Tuesday, November 20, 2007

Free-to-play World of Warcraft in China

Graktar alerted me to the news, and I found a nice summary from Cameron at Random Battle: The CEO of The9, the Chinese distributor of World of Warcraft made some comments about the possibility of WoW going free-to-play in China, then had to backtrack and call it all rumor and speculation from the media.

As Chinese players only pay about 6 cents per hour to play WoW, and few of them play the 250+ hours per month you'd need to end up paying $15 a month, Chinese subscribers are a lot less profitable than US and European subscribers. The third quarter sales report from The9 showed that the company had a net revenue of US$ 42.2 million.

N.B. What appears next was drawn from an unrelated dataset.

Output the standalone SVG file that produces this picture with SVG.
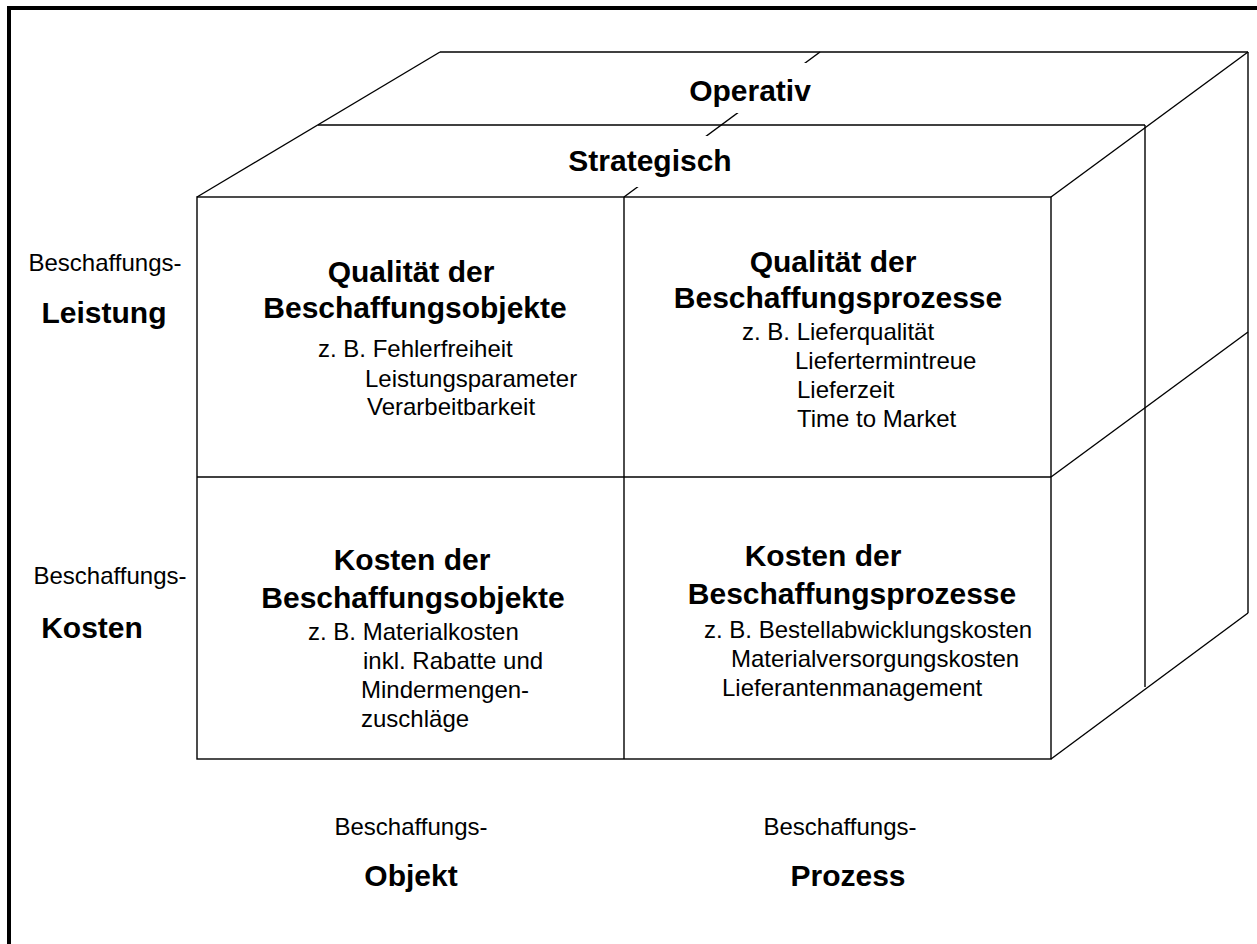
<svg xmlns="http://www.w3.org/2000/svg" width="1257" height="944" viewBox="0 0 1257 944">
  <style>
    text { font-family: "Liberation Sans", Arial, sans-serif; fill: #000; }
    .b { font-weight: bold; font-size: 30px; }
    .r { font-size: 24px; }
    .c { text-anchor: middle; }
    .ln { fill: none; stroke: #000; stroke-width: 1.4; }
    .bg { fill: #fff; stroke: none; }
  </style>

  <rect x="0" y="0" width="1257" height="944" fill="#fff"/>

  <!-- outer frame (runs off the right and bottom edges) -->
  <path d="M9,950 V8 H1265" fill="none" stroke="#000" stroke-width="4"/>

  <!-- cube edges -->
  <g id="cube" class="ln">
    <!-- front face with quadrant dividers -->
    <rect x="197" y="197" width="854" height="562"/>
    <line x1="624" y1="197" x2="624" y2="759"/>
    <line x1="197" y1="477" x2="1051" y2="477"/>
    <!-- top faces -->
    <line x1="197" y1="197" x2="440" y2="52"/>
    <line x1="440" y1="52" x2="1248" y2="52"/>
    <line x1="318" y1="125" x2="1145" y2="125"/>
    <line x1="624" y1="197" x2="820" y2="52"/>
    <!-- right faces -->
    <line x1="1051" y1="197" x2="1248" y2="52"/>
    <line x1="1051" y1="477" x2="1248" y2="332"/>
    <line x1="1051" y1="759" x2="1248" y2="613"/>
    <line x1="1145" y1="125" x2="1145" y2="687"/>
    <line x1="1248" y1="52" x2="1248" y2="613"/>
  </g>

  <!-- layer labels on the top faces -->
  <g id="layer-operativ">
    <rect class="bg" x="680" y="63" width="150" height="50"/>
    <text class="b c" x="750" y="101">Operativ</text>
  </g>
  <g id="layer-strategisch">
    <rect class="bg" x="560" y="136" width="185" height="51"/>
    <text class="b c" x="650" y="171">Strategisch</text>
  </g>

  <!-- quadrant: quality of procurement objects -->
  <g id="cell-qualitaet-objekte">
    <text class="b c" x="411" y="282">Qualität der</text>
    <text class="b c" x="415" y="318">Beschaffungsobjekte</text>
    <text class="r" x="318" y="357">z. B. Fehlerfreiheit</text>
    <text class="r" x="365" y="387">Leistungsparameter</text>
    <text class="r" x="367" y="415">Verarbeitbarkeit</text>
  </g>

  <!-- quadrant: quality of procurement processes -->
  <g id="cell-qualitaet-prozesse">
    <text class="b c" x="833" y="272">Qualität der</text>
    <text class="b c" x="838" y="308">Beschaffungsprozesse</text>
    <text class="r" x="742" y="340">z. B. Lieferqualität</text>
    <text class="r" x="795" y="369">Liefertermintreue</text>
    <text class="r" x="797" y="398">Lieferzeit</text>
    <text class="r" x="797" y="427">Time to Market</text>
  </g>

  <!-- quadrant: cost of procurement objects -->
  <g id="cell-kosten-objekte">
    <text class="b c" x="412" y="570">Kosten der</text>
    <text class="b c" x="413" y="608">Beschaffungsobjekte</text>
    <text class="r" x="308" y="640">z. B. Materialkosten</text>
    <text class="r" x="363" y="669">inkl. Rabatte und</text>
    <text class="r" x="361" y="698">Mindermengen-</text>
    <text class="r" x="361" y="727">zuschläge</text>
  </g>

  <!-- quadrant: cost of procurement processes -->
  <g id="cell-kosten-prozesse">
    <text class="b c" x="823" y="566">Kosten der</text>
    <text class="b c" x="852" y="604">Beschaffungsprozesse</text>
    <text class="r" x="704" y="638">z. B. Bestellabwicklungskosten</text>
    <text class="r" x="731" y="667">Materialversorgungskosten</text>
    <text class="r" x="722" y="696">Lieferantenmanagement</text>
  </g>

  <!-- axis labels: rows -->
  <g id="axis-leistung">
    <text class="r c" x="105" y="271">Beschaffungs-</text>
    <text class="b c" x="104" y="323">Leistung</text>
  </g>
  <g id="axis-kosten">
    <text class="r c" x="110" y="584">Beschaffungs-</text>
    <text class="b c" x="92" y="638">Kosten</text>
  </g>

  <!-- axis labels: columns -->
  <g id="axis-objekt">
    <text class="r c" x="411" y="835">Beschaffungs-</text>
    <text class="b c" x="411" y="886">Objekt</text>
  </g>
  <g id="axis-prozess">
    <text class="r c" x="840" y="835">Beschaffungs-</text>
    <text class="b c" x="848" y="886">Prozess</text>
  </g>
</svg>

Assuming 5 million players on the Chinese servers (note that the fabled Chinese gold farmer is *not* playing on a Chinese server, but on a US/Euro one for $15 a month), The9 is making less than $3 per player per month of profit, after paying for the servers and giving Blizzard their share.

Now how going free-to-play would make *more* than US$ 42.2 million per quarter of profit I don't understand. Free-to-play is a great business model if you have a game that just wouldn't sell with a monthly or hourly fee. But if you already have 5+ million players, chances are that going free-to-play isn't going to add all that many more of them. So now you need to find a way to make each Chinese player voluntarily pay more than per month than he currently does. What exactly are you selling him? Epics? Gold? Scrolls that buff your xp / gold gain for 1 hour (these are very popular in other games)? Other games have non-paying players wear particularly bland clothes, while the good-looking clothes cost money, but in how far would that be compatible with World of Warcraft's gear model? Or would you add advertising into the game, billboards in Ironforge, and the possibility to buy an ingame Toyota Tacoma mount?

So I think the free-to-play idea is stillborn. In fact I'd rather see the Chinese business model of paying a couple of cents per hour introduced for World of Warcraft in the US and Europe, now that the game is past it's peak here. A pay-per-hour model would enable people who aren't playing that much as before to justify keeping their account alive. I can tell you that when I was still paying for my WoW account after practically having left it in April, it was annoying to see the credit card charge when I hadn't logged on more than a few minutes per day, and that not every day. And even that isn't likely, we'll probably be paying a monthly fee until the servers shut down one day. Free-to-play is a business model which can't be introduced later into an existing game with a monthly fee without problems, as it requires the game design to be wrapped around the business model.